►

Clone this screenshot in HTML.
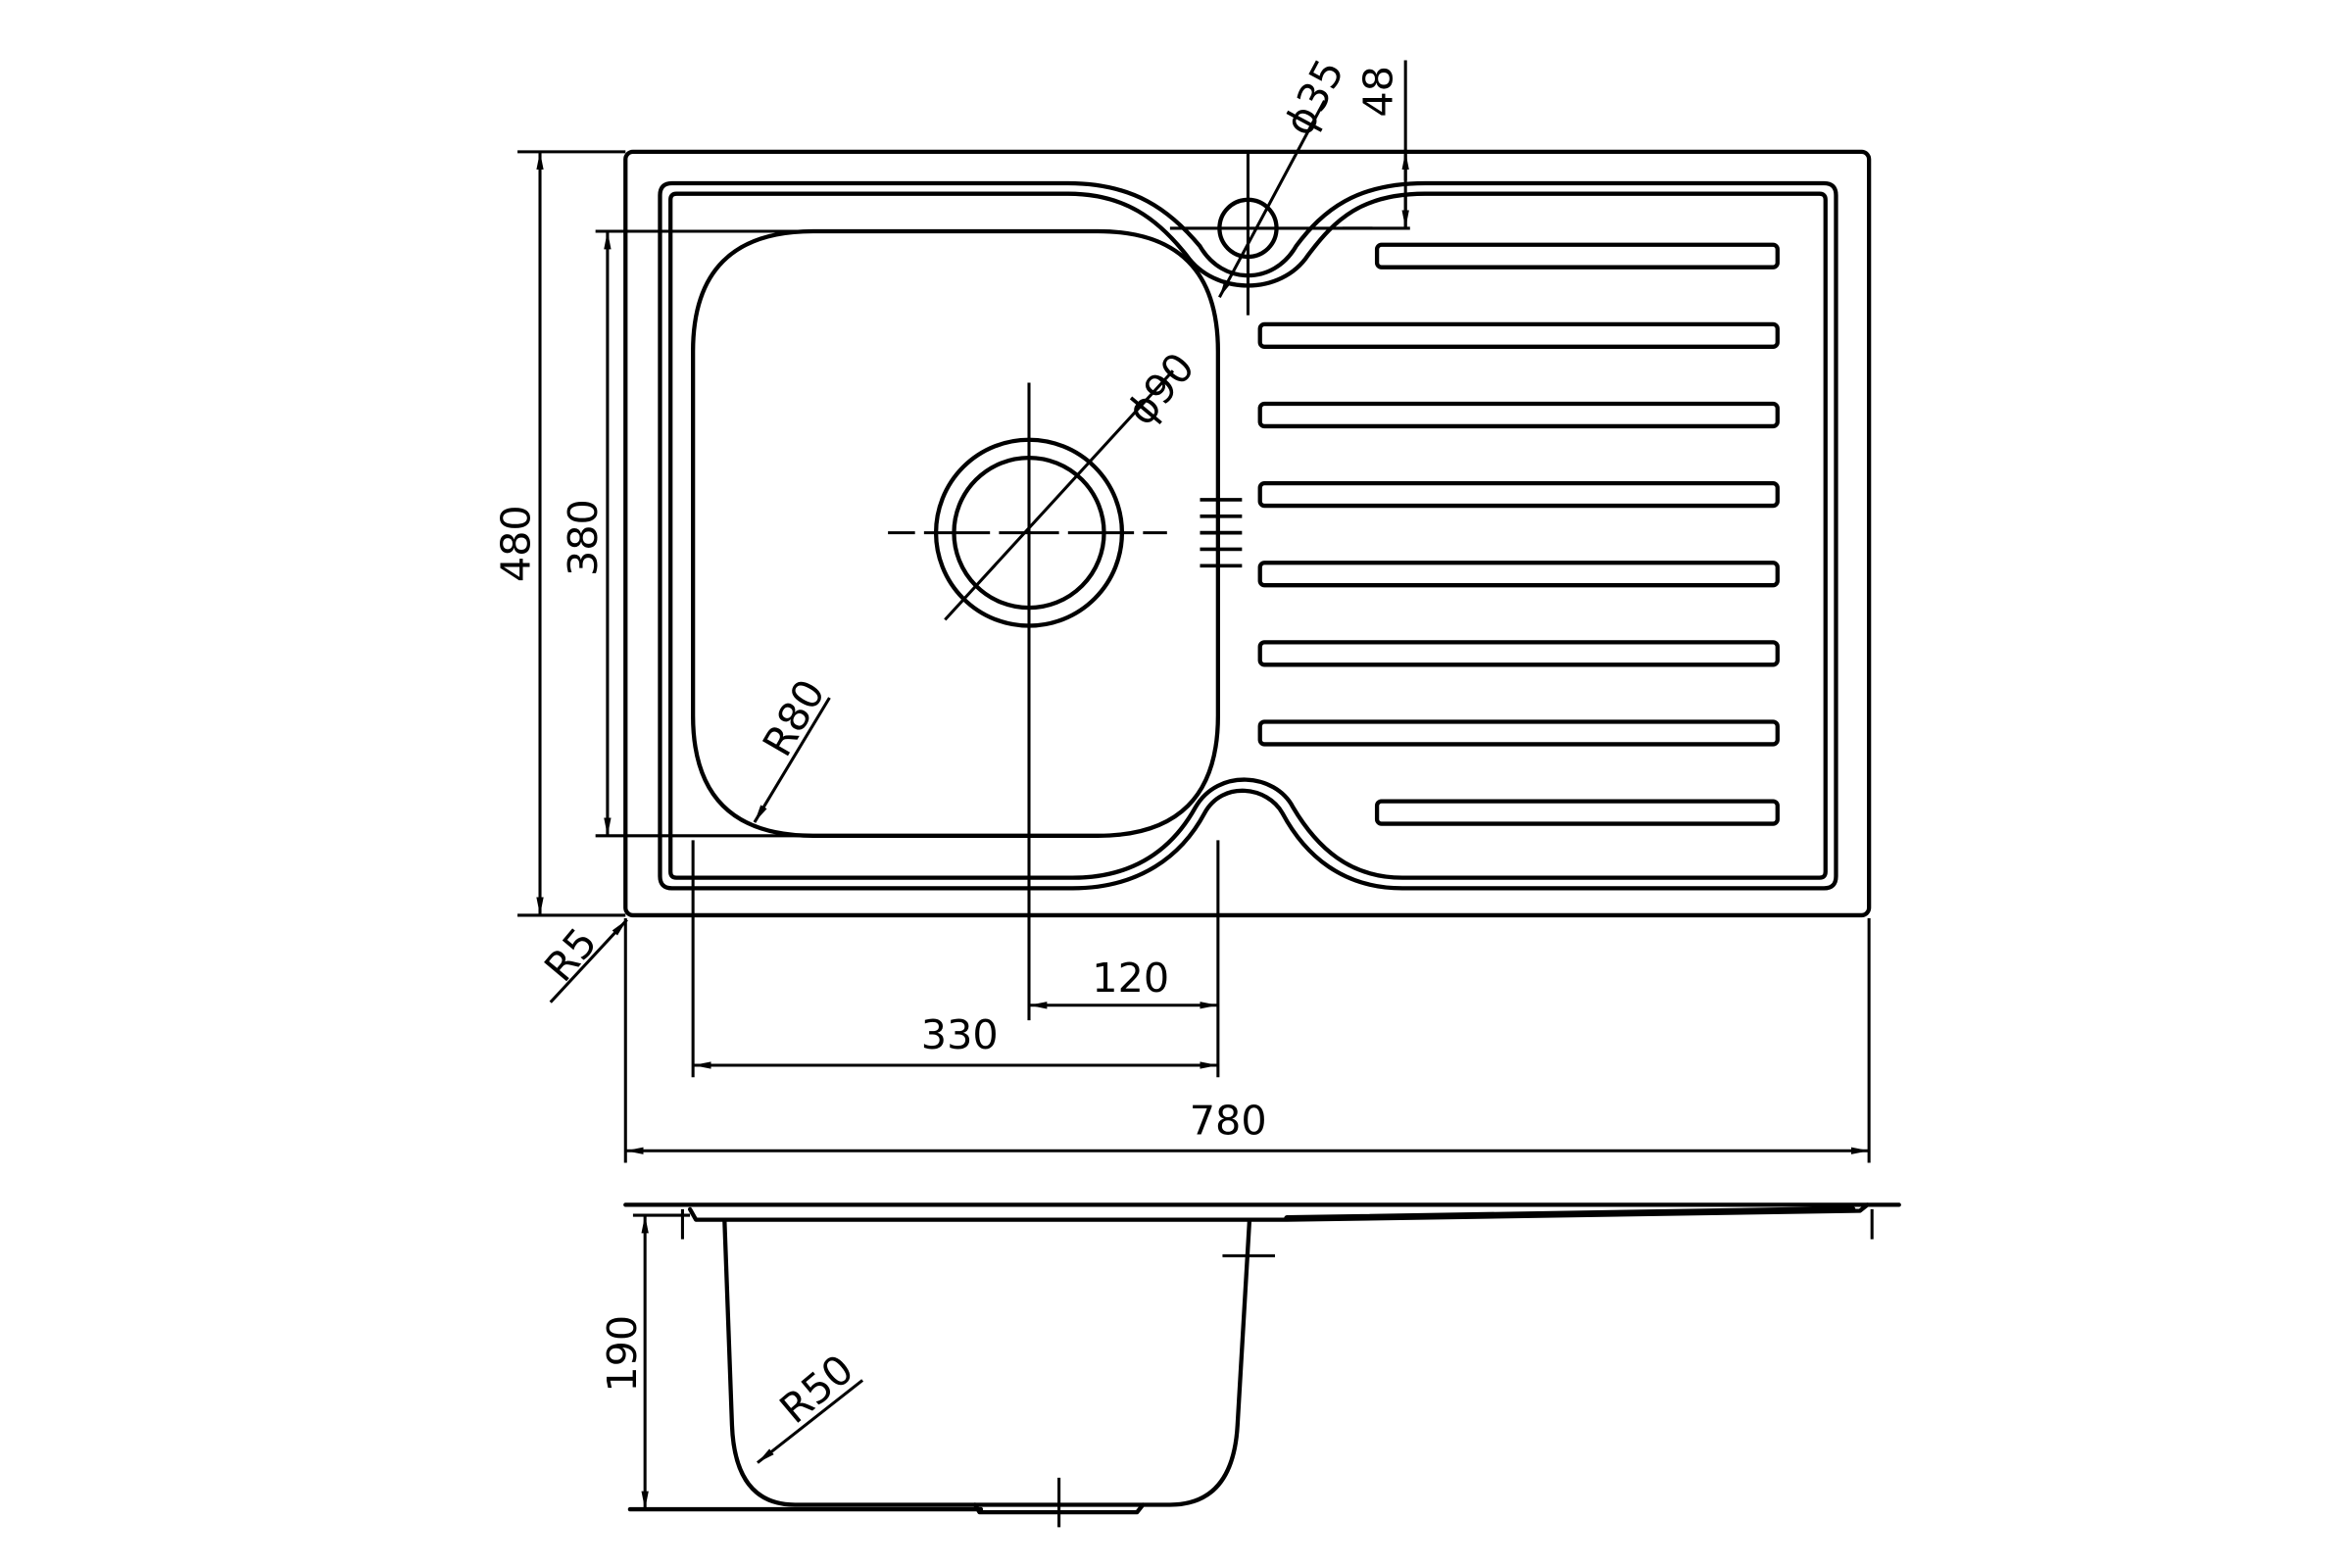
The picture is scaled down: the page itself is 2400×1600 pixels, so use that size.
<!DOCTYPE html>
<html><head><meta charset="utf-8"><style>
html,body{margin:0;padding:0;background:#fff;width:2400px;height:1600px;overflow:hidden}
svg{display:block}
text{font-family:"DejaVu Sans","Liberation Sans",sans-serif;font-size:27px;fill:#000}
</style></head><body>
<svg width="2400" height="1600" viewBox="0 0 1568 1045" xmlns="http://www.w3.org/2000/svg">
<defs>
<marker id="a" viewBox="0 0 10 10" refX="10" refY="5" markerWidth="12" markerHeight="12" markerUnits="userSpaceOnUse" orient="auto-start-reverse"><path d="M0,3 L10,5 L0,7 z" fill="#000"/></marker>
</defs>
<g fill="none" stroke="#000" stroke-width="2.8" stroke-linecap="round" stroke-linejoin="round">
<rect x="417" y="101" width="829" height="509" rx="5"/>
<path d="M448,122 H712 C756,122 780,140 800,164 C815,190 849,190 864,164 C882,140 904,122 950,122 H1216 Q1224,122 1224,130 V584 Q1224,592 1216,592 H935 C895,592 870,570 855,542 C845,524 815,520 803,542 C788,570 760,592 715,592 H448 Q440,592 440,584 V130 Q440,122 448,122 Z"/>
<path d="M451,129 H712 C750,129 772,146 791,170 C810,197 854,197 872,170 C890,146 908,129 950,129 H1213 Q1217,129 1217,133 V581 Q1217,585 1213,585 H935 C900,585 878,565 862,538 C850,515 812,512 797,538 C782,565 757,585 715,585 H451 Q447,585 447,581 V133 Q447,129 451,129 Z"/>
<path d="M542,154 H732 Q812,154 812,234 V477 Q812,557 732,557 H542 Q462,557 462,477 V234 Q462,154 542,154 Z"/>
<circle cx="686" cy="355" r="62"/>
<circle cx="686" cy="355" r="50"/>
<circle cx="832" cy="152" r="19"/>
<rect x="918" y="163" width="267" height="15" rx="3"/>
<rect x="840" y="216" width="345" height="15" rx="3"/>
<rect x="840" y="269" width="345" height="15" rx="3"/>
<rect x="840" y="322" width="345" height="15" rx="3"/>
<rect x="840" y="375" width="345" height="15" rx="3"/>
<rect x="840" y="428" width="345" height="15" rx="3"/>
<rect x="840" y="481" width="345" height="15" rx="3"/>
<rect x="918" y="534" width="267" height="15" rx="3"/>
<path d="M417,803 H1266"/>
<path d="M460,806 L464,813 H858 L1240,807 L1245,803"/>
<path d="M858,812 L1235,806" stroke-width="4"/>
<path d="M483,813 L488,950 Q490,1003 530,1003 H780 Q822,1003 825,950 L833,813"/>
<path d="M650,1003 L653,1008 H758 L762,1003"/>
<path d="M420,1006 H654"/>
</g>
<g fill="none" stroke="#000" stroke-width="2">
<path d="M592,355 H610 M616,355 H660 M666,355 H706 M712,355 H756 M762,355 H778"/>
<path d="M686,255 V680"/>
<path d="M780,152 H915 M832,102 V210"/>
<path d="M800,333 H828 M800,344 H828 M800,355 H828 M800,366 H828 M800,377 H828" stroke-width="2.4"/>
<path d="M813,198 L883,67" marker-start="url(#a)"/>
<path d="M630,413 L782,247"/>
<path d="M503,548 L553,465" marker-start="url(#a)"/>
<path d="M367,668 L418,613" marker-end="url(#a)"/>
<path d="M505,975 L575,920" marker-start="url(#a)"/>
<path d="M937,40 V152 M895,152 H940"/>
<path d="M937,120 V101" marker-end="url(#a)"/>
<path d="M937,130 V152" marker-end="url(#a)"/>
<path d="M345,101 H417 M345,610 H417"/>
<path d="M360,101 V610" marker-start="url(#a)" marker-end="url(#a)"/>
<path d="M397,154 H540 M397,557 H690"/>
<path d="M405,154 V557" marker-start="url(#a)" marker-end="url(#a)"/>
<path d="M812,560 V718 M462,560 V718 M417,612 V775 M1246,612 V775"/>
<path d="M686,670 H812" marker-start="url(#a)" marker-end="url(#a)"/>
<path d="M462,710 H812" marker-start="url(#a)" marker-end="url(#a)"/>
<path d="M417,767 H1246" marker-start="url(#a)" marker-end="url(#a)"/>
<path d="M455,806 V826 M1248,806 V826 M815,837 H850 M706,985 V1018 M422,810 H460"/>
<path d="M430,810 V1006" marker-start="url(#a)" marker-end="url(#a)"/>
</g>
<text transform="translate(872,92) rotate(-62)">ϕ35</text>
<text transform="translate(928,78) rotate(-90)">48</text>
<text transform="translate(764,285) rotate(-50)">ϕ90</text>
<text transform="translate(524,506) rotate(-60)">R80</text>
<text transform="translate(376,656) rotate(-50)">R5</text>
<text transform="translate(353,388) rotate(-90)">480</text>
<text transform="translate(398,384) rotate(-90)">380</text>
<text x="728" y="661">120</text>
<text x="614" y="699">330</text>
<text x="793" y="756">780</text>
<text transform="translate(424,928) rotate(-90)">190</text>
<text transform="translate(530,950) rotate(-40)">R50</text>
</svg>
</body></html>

◄

### Objective
Reproduce the full listing faithfully, but do not carry over any pictures.

### Response to the exercise
Clone this screenshot in HTML.
The picture is scaled down: the page itself is 2400×1600 pixels, so use that size.
<!DOCTYPE html>
<html><head><meta charset="utf-8"><style>
html,body{margin:0;padding:0;background:#fff;width:2400px;height:1600px;overflow:hidden}
svg{display:block}
text{font-family:"DejaVu Sans","Liberation Sans",sans-serif;font-size:27px;fill:#000}
</style></head><body>
<svg width="2400" height="1600" viewBox="0 0 1568 1045" xmlns="http://www.w3.org/2000/svg">
<defs>
<marker id="a" viewBox="0 0 10 10" refX="10" refY="5" markerWidth="12" markerHeight="12" markerUnits="userSpaceOnUse" orient="auto-start-reverse"><path d="M0,3 L10,5 L0,7 z" fill="#000"/></marker>
</defs>
<g fill="none" stroke="#000" stroke-width="2.8" stroke-linecap="round" stroke-linejoin="round">
<rect x="417" y="101" width="829" height="509" rx="5"/>
<path d="M448,122 H712 C756,122 780,140 800,164 C815,190 849,190 864,164 C882,140 904,122 950,122 H1216 Q1224,122 1224,130 V584 Q1224,592 1216,592 H935 C895,592 870,570 855,542 C845,524 815,520 803,542 C788,570 760,592 715,592 H448 Q440,592 440,584 V130 Q440,122 448,122 Z"/>
<path d="M451,129 H712 C750,129 772,146 791,170 C810,197 854,197 872,170 C890,146 908,129 950,129 H1213 Q1217,129 1217,133 V581 Q1217,585 1213,585 H935 C900,585 878,565 862,538 C850,515 812,512 797,538 C782,565 757,585 715,585 H451 Q447,585 447,581 V133 Q447,129 451,129 Z"/>
<path d="M542,154 H732 Q812,154 812,234 V477 Q812,557 732,557 H542 Q462,557 462,477 V234 Q462,154 542,154 Z"/>
<circle cx="686" cy="355" r="62"/>
<circle cx="686" cy="355" r="50"/>
<circle cx="832" cy="152" r="19"/>
<rect x="918" y="163" width="267" height="15" rx="3"/>
<rect x="840" y="216" width="345" height="15" rx="3"/>
<rect x="840" y="269" width="345" height="15" rx="3"/>
<rect x="840" y="322" width="345" height="15" rx="3"/>
<rect x="840" y="375" width="345" height="15" rx="3"/>
<rect x="840" y="428" width="345" height="15" rx="3"/>
<rect x="840" y="481" width="345" height="15" rx="3"/>
<rect x="918" y="534" width="267" height="15" rx="3"/>
<path d="M417,803 H1266"/>
<path d="M460,806 L464,813 H858 L1240,807 L1245,803"/>
<path d="M858,812 L1235,806" stroke-width="4"/>
<path d="M483,813 L488,950 Q490,1003 530,1003 H780 Q822,1003 825,950 L833,813"/>
<path d="M650,1003 L653,1008 H758 L762,1003"/>
<path d="M420,1006 H654"/>
</g>
<g fill="none" stroke="#000" stroke-width="2">
<path d="M592,355 H610 M616,355 H660 M666,355 H706 M712,355 H756 M762,355 H778"/>
<path d="M686,255 V680"/>
<path d="M780,152 H915 M832,102 V210"/>
<path d="M800,333 H828 M800,344 H828 M800,355 H828 M800,366 H828 M800,377 H828" stroke-width="2.4"/>
<path d="M813,198 L883,67" marker-start="url(#a)"/>
<path d="M630,413 L782,247"/>
<path d="M503,548 L553,465" marker-start="url(#a)"/>
<path d="M367,668 L418,613" marker-end="url(#a)"/>
<path d="M505,975 L575,920" marker-start="url(#a)"/>
<path d="M937,40 V152 M895,152 H940"/>
<path d="M937,120 V101" marker-end="url(#a)"/>
<path d="M937,130 V152" marker-end="url(#a)"/>
<path d="M345,101 H417 M345,610 H417"/>
<path d="M360,101 V610" marker-start="url(#a)" marker-end="url(#a)"/>
<path d="M397,154 H540 M397,557 H690"/>
<path d="M405,154 V557" marker-start="url(#a)" marker-end="url(#a)"/>
<path d="M812,560 V718 M462,560 V718 M417,612 V775 M1246,612 V775"/>
<path d="M686,670 H812" marker-start="url(#a)" marker-end="url(#a)"/>
<path d="M462,710 H812" marker-start="url(#a)" marker-end="url(#a)"/>
<path d="M417,767 H1246" marker-start="url(#a)" marker-end="url(#a)"/>
<path d="M455,806 V826 M1248,806 V826 M815,837 H850 M706,985 V1018 M422,810 H460"/>
<path d="M430,810 V1006" marker-start="url(#a)" marker-end="url(#a)"/>
</g>
<text transform="translate(872,92) rotate(-62)">ϕ35</text>
<text transform="translate(928,78) rotate(-90)">48</text>
<text transform="translate(764,285) rotate(-50)">ϕ90</text>
<text transform="translate(524,506) rotate(-60)">R80</text>
<text transform="translate(376,656) rotate(-50)">R5</text>
<text transform="translate(353,388) rotate(-90)">480</text>
<text transform="translate(398,384) rotate(-90)">380</text>
<text x="728" y="661">120</text>
<text x="614" y="699">330</text>
<text x="793" y="756">780</text>
<text transform="translate(424,928) rotate(-90)">190</text>
<text transform="translate(530,950) rotate(-40)">R50</text>
</svg>
</body></html>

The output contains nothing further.